Shaun Jackman wrote:
Eugene Loh wrote:
I'm no expert, but I think it's something like this:
1) If the messages are short, they're sent over to the receiver. If
the receiver does not expect them (no MPI_Irecv posted), it buffers
them up.
2) If the messages are long, only a little bit is sent over to the
receiver. The receiver will take in that little bit, but until an
MPI_Irecv is posted it will not signal the sender that any more can
be sent.
Are these messages being sent over TCP between nodes? How long are
they?
Each message is 2500 bytes. In this particular case, there are 8
processes on one host and 8 more processes on another host. So, on the
same host the communication will be shared memory, and between hosts
it will be TCP.
From your description, I'm guessing that either...
one process is falling behind the rest for whatever reason, and that
it's buffering up received messages that haven't been handled by an
MPI_Irecv.
or...
one process is falling behind and the other processes that have
messages to send to it are being queued up in a transmit buffer.
Can statistics about the number of buffered messages (either tx or rx)
be collected and reported by Open MPI? I suppose it would have to be a
snapshot in time triggered either programatically or by a special kill
signal, like SIGHUP or SIGUSR1.
At 2500 bytes, all messages will presumably be sent "eagerly" -- without
waiting for the receiver to indicate that it's ready to receive that
particular message. This would suggest congestion, if any, is on the
receiver side. Some kind of congestion could, I suppose, still occur
and back up on the sender side.
On the other hand, I assume the memory imbalance we're talking about is
rather severe. Much more than 2500 bytes to be noticeable, I would
think. Is that really the situation you're imagining?
There are tracing tools to look at this sort of thing. The only one I
have much familiarity with is Sun Studio / Sun HPC ClusterTools. Free
download, available on Solaris or Linux, SPARC or x64, plays with OMPI.
You can see a timeline with message lines on it to give you an idea if
messages are being received/completed long after they were sent.

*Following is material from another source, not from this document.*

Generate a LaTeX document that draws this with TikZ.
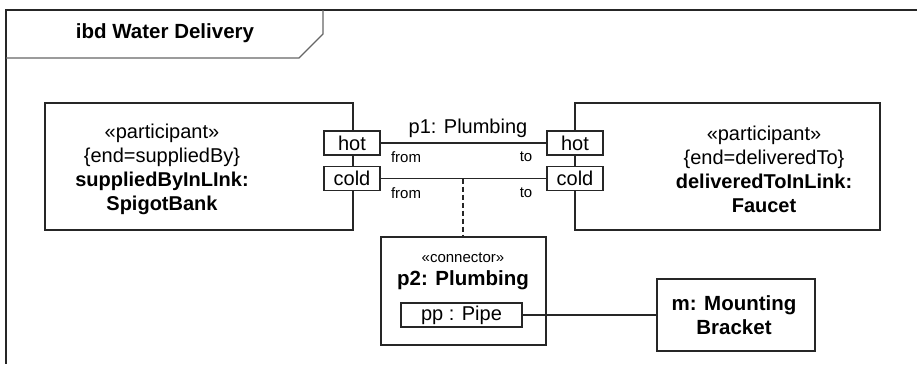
\documentclass[tikz,border=0pt]{standalone}
\usepackage{fontspec}
\setmainfont{Liberation Sans}
\tikzset{
  every node/.style={inner sep=0pt, outer sep=0pt},
  blk/.style={draw=black!85, line width=1.1pt, fill=white},
  port/.style={draw=black!85, line width=1.1pt, fill=white, minimum width=56pt, minimum height=24pt, font=\fontsize{20}{24}\selectfont},
  conn/.style={draw=black!85, line width=1.1pt},
  big/.style={font=\fontsize{20}{24}\selectfont, align=center},
  small/.style={font=\fontsize{15}{18}\selectfont},
  frm/.style={draw=black!85, line width=1.4pt}
}
\begin{document}
\begin{tikzpicture}[x=1pt,y=-1pt]
\useasboundingbox (0,0) rectangle (917,364);
% frame
\draw[frm] (917,10) -- (6,10) -- (6,364);
\draw[draw=black!60, line width=1.2pt] (6,58) -- (299,58) -- (323,34) -- (323,10);
\node[font=\fontsize{20.5}{24}\selectfont\bfseries] (title) at (165,33) {ibd Water Delivery};
% left part
\node[blk, minimum width=308pt, minimum height=127pt] (sb) at (199,166.5) {};
\node[big] (sbt) at (162,169) {«participant»\\\{end=suppliedBy\}\\\textbf{suppliedByInLInk:}\\\textbf{SpigotBank}};
% right part
\node[blk, minimum width=305pt, minimum height=127pt] (dt) at (727.5,166.5) {};
\node[big] (dtt) at (764,169) {«participant»\\\{end=deliveredTo\}\\\textbf{deliveredToInLink:}\\\textbf{Faucet}};
% ports
\node[port] (lhot) at (352,143) {hot};
\node[port] (lcold) at (352,178.5) {cold};
\node[port] (rhot) at (575,143) {hot};
\node[port] (rcold) at (575,178.5) {cold};
% connectors
\draw[conn] (lhot.east) -- (rhot.west);
\draw[conn] (lcold.east) -- (rcold.west);
\node[big] (p1) at (468,128) {p1: Plumbing};
\node[small] (f1) at (406,157) {from};
\node[small] (f2) at (406,193) {from};
\node[small] (t1) at (526,157) {to};
\node[small] (t2) at (526,193) {to};
% connector property
\node[blk, minimum width=165pt, minimum height=108pt] (p2) at (463.5,291) {};
\node[small] (p2s) at (463,258) {«connector»};
\node[big, font=\fontsize{20.5}{24}\selectfont\bfseries] (p2t) at (463,280) {p2: Plumbing};
\node[port, minimum width=121pt] (pp) at (461.5,315) {pp : Pipe};
\coordinate (dj) at (463,178.5);
\draw[conn, dashed, dash pattern=on 5pt off 3pt] (dj) -- (p2.north -| dj);
% mounting bracket
\node[blk, minimum width=158pt, minimum height=72pt] (mb) at (736,315) {};
\node[big, font=\fontsize{20.5}{24}\selectfont\bfseries] (mbt) at (734,315) {m: Mounting\\Bracket};
\draw[conn] (pp.east) -- (mb.west);
\end{tikzpicture}
\end{document}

Another interesting view is constructing a plot vs time of how many
messages are in-flight at any moment (including as a function of
receiver). Lots of similar tools out there... VampirTrace (tracing side
only, need to analyze the data), Jumpshot, etc. Again, though, there's
a question in my mind if you're really backing up 1000s or more of
messages. (I'm assuming the memory imbalances are at least Mbytes.)
Shaun Jackman wrote:
Each message is 2500 bytes, as I mentioned previously. In fact, each
message is composed of one hundred 25-byte operations that have been
queued up at the application level and sent with a single MPI_Send. It
would depend on the nature of the application of course, but is there
any reason to believe that 100 individual MPI_Send would be any
faster? Or is there a better way to queue up messages for a batch
transmission?
MPI common wisdom would say that if your messages are 25 bytes each and
you already went to the pain of batching these messages up, you are
lucky. The overhead on 25-byte messages would be high. That said, I
could think of counterarguments (e.g., having to wait a long time for
the last few messages before you can send a 100-message lot off or
something), so your mileage will vary.